_SHORT PROBLEM_: Please print exactly the lines below, from the start of the material up to and including the line with "(0,0) rectangle (490,439);", but none of the pictures.

_DATA ROWS_:
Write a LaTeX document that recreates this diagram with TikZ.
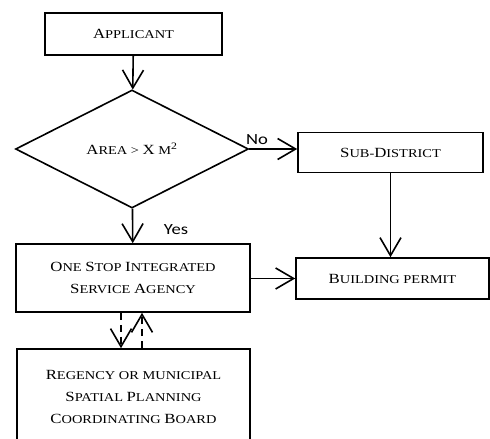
\documentclass[tikz,border=0pt]{standalone}
\usepackage{fontspec}
\newfontfamily\boxfont[FakeStretch=1.2]{Liberation Serif}
\newfontfamily\labelfont[FakeStretch=1.2]{Carlito}
\newcommand{\initcap}[1]{{\fontsize{14}{17}\selectfont#1}}
\usetikzlibrary{shapes.geometric,arrows.meta}

\tikzset{
  box/.style={draw,line width=1.6pt,align=center,inner sep=0pt,
    font=\boxfont\fontsize{12}{22}\selectfont},
  choice/.style={box,diamond,aspect=2},
  flow/.style={line width=1.6pt,
    -{Straight Barb[length=18pt,width=21pt,line width=1.6pt]}},
  lbl/.style={font=\labelfont\fontsize{15.5}{18}\selectfont,inner sep=0pt}
}

\begin{document}
\begin{tikzpicture}[x=1pt,y=-1pt]

\useasboundingbox (0,0) rectangle (490,439);

\node[box,minimum width=177pt,minimum height=42pt] (applicant) at (133.5,34) {\initcap{A}PPLICANT};
\node[choice,minimum width=233pt,minimum height=118pt] (area) at (132,149) {\initcap{A}REA > \initcap{X} M{\fontsize{14}{17}\selectfont\textsuperscript{2}}};
\node[box,minimum width=185pt,minimum height=40pt] (subdistrict) at (390.5,152.5) {\initcap{S}UB-\initcap{D}ISTRICT};
\node[box,minimum width=234pt,minimum height=68pt] (onestop) at (133,278) {\initcap{O}NE \initcap{S}TOP \initcap{I}NTEGRATED\\\initcap{S}ERVICE \initcap{A}GENCY};
\node[box,minimum width=193pt,minimum height=41pt] (permit) at (392.5,278.5) {\initcap{B}UILDING PERMIT};
\node[box,minimum width=233pt,minimum height=96pt] (board) at (133.5,397) {\initcap{R}EGENCY OR MUNICIPAL\\\initcap{S}PATIAL \initcap{P}LANNING\\\initcap{C}OORDINATING \initcap{B}OARD};

\node[lbl] (no) at (257,140) {No};
\node[lbl] (yes) at (176,230) {Yes};

\draw[flow] (applicant) -- (area);
\draw[flow] (area.east) -- (subdistrict.west |- area.east);
\draw[flow] (area) -- (onestop);
\draw[flow] (subdistrict.south) -- (subdistrict.south |- permit.north);
\draw[flow] (onestop.east |- permit.west) -- (permit.west);
\draw[flow,dash pattern=on 7pt off 5pt] ([xshift=-12pt]onestop.south) -- ([xshift=-12pt]onestop.south |- board.north);
\draw[flow,dash pattern=on 7pt off 5pt] ([xshift=9pt]onestop.south |- board.north) -- ([xshift=9pt]onestop.south);

\end{tikzpicture}
\end{document}
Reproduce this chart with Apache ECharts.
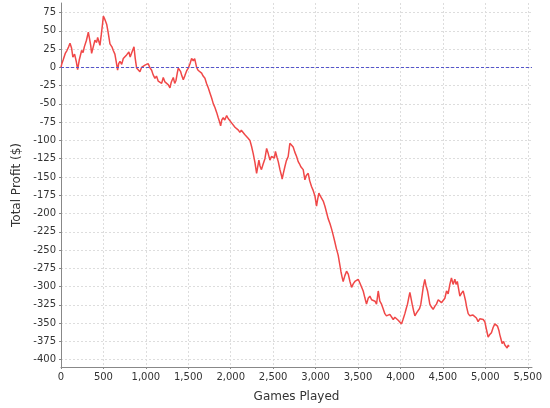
<!DOCTYPE html>
<html><head><meta charset="utf-8">
<script src="https://cdn.jsdelivr.net/npm/echarts@6/dist/echarts.min.js"></script>
<style>html,body{margin:0;padding:0;background:#fff}#c{width:550px;height:408px}</style>
</head><body><div id="c"></div>
<script>
const games = [0,10,25,50,70,90,106,125,140,160,180,196,215,243,260,275,300,322,335,350,361,380,400,420,432,459,475,490,499,515,538,555,577,600,616,635,650,667,680,695,715,734,755,773,800,815,840,860,875,891,910,930,950,970,989,1010,1028,1045,1068,1085,1107,1125,1146,1166,1186,1205,1225,1245,1265,1284,1300,1323,1340,1355,1370,1382,1395,1410,1425,1441,1461,1480,1500,1520,1539,1559,1575,1598,1615,1637,1657,1675,1696,1715,1735,1755,1775,1795,1814,1835,1853,1867,1881,1895,1912,1930,1952,1970,1990,2010,2030,2050,2069,2090,2108,2125,2147,2165,2187,2205,2226,2245,2265,2285,2305,2320,2332,2345,2362,2380,2403,2423,2442,2462,2480,2500,2515,2527,2545,2560,2580,2600,2606,2620,2638,2655,2677,2690,2697,2715,2736,2755,2776,2795,2810,2826,2840,2854,2874,2890,2913,2930,2952,2970,2992,3011,3025,3039,3055,3070,3090,3110,3130,3148,3170,3188,3208,3227,3245,3266,3282,3298,3312,3325,3345,3365,3385,3405,3424,3445,3463,3482,3502,3522,3542,3561,3580,3600,3620,3640,3660,3680,3700,3718,3738,3757,3777,3795,3816,3835,3855,3875,3894,3915,3934,3955,3973,3990,4013,4030,4052,4068,4083,4098,4111,4125,4138,4155,4170,4190,4209,4225,4240,4255,4268,4287,4300,4319,4333,4346,4365,4385,4405,4424,4445,4464,4483,4503,4523,4543,4562,4582,4601,4620,4641,4655,4670,4685,4700,4720,4739,4752,4766,4780,4798,4818,4837,4855,4876,4895,4915,4935,4955,4975,4994,5012,5033,5050,5072,5092,5112,5128,5143,5160,5171,5185,5198,5215,5230,5245,5257,5270,5280];
const profit = [0,5,10,19,23,28,33,26,14,18,8,-3,10,23,20,28,37,48,40,30,19,28,37,34,41,30,45,60,70,66,59,48,32,28,23,18,8,-4,5,8,4,12,10,17,21,14,22,28,12,-1,-3,-6,0,-2,3,1,5,0,-4,-10,-15,-12,-19,-17,-22,-14,-20,-18,-24,-28,-20,-14,-22,-18,-8,-1,-3,-6,-12,-17,-11,-5,-1,5,12,9,12,0,-4,-6,-8,-12,-15,-22,-28,-35,-42,-50,-55,-62,-69,-74,-80,-72,-69,-72,-66,-70,-71,-76,-78,-82,-84,-86,-89,-86,-87,-92,-93,-97,-100,-108,-118,-130,-145,-135,-127,-135,-140,-133,-125,-111,-118,-127,-122,-120,-124,-115,-123,-129,-140,-149,-153,-145,-136,-128,-122,-110,-104,-106,-109,-116,-122,-129,-132,-136,-138,-140,-154,-148,-145,-155,-163,-168,-176,-190,-180,-172,-176,-176,-183,-190,-199,-207,-214,-221,-230,-239,-248,-257,-268,-279,-287,-293,-285,-279,-283,-293,-301,-296,-293,-292,-290,-295,-297,-306,-315,-324,-316,-313,-318,-317,-320,-324,-306,-320,-324,-330,-337,-340,-342,-338,-340,-345,-342,-344,-346,-348,-351,-345,-337,-330,-324,-315,-308,-316,-324,-333,-340,-336,-337,-330,-324,-312,-301,-290,-298,-306,-315,-324,-328,-331,-327,-324,-318,-317,-322,-320,-316,-306,-310,-297,-288,-297,-290,-297,-293,-303,-313,-309,-306,-312,-319,-328,-337,-340,-342,-339,-337,-343,-348,-344,-346,-345,-348,-358,-369,-366,-363,-356,-351,-350,-354,-360,-366,-372,-378,-375,-380,-378,-384,-380,-382];
const xTicks = [0,500,1000,1500,2000,2500,3000,3500,4000,4500,5000,5500];
const yTicks = [-400,-375,-350,-325,-300,-275,-250,-225,-200,-175,-150,-125,-100,-75,-50,-25,0,25,50,75];
const zeroLine = [0];

const chart = echarts.init(document.getElementById('c'), null, {renderer:'canvas'});
const font = 'DejaVu Sans';
chart.setOption({
  animation:false,
  backgroundColor:'#fff',
  grid:{left:61,right:18,top:3,bottom:34},
  xAxis:{type:'value',min:0,max:5550,
    name:'Games Played',nameLocation:'middle',nameGap:24,
    nameTextStyle:{fontFamily:font,fontSize:12,color:'#333'},
    axisLine:{show:true,onZero:false,lineStyle:{color:'#888'}},
    axisTick:{show:true,length:2,customValues:xTicks,lineStyle:{color:'#888'}},
    axisLabel:{fontFamily:font,fontSize:10,color:'#333',margin:5,customValues:xTicks,
      formatter:v=>Number(v).toLocaleString('en-US')},
    splitLine:{show:true,lineStyle:{color:'#dddddd',type:[2,2],width:1}}},
  yAxis:{type:'value',min:-410,max:88,
    name:'Total Profit ($)',nameLocation:'middle',nameGap:35,
    nameTextStyle:{fontFamily:font,fontSize:12,color:'#333'},
    axisLine:{show:true,lineStyle:{color:'#888'}},
    axisTick:{show:true,length:2,customValues:yTicks,lineStyle:{color:'#888'}},
    axisLabel:{fontFamily:font,fontSize:10,color:'#333',margin:5,customValues:yTicks,
      formatter:v=>String(v)},
    splitLine:{show:true,lineStyle:{color:'#dddddd',type:[2,2],width:1}}},
  series:[{type:'line',data:games.map((g,i)=>[g,profit[i]]),showSymbol:false,
    lineStyle:{color:'#f04848',width:1.5},
    markLine:{silent:true,symbol:['none','none'],label:{show:false},
      itemStyle:{color:'#5555cc'},
      lineStyle:{color:'#5555cc',type:[3,2],width:1,opacity:1},
      data:zeroLine.map(v=>({yAxis:v,lineStyle:{color:'#5555cc'}}))}}]
});
</script></body></html>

_ANSWER TO THE EXERCISE_:
Write a LaTeX document that recreates this diagram with TikZ.
\documentclass[tikz,border=0pt]{standalone}
\usepackage{fontspec}
\newfontfamily\boxfont[FakeStretch=1.2]{Liberation Serif}
\newfontfamily\labelfont[FakeStretch=1.2]{Carlito}
\newcommand{\initcap}[1]{{\fontsize{14}{17}\selectfont#1}}
\usetikzlibrary{shapes.geometric,arrows.meta}

\tikzset{
  box/.style={draw,line width=1.6pt,align=center,inner sep=0pt,
    font=\boxfont\fontsize{12}{22}\selectfont},
  choice/.style={box,diamond,aspect=2},
  flow/.style={line width=1.6pt,
    -{Straight Barb[length=18pt,width=21pt,line width=1.6pt]}},
  lbl/.style={font=\labelfont\fontsize{15.5}{18}\selectfont,inner sep=0pt}
}

\begin{document}
\begin{tikzpicture}[x=1pt,y=-1pt]

\useasboundingbox (0,0) rectangle (490,439);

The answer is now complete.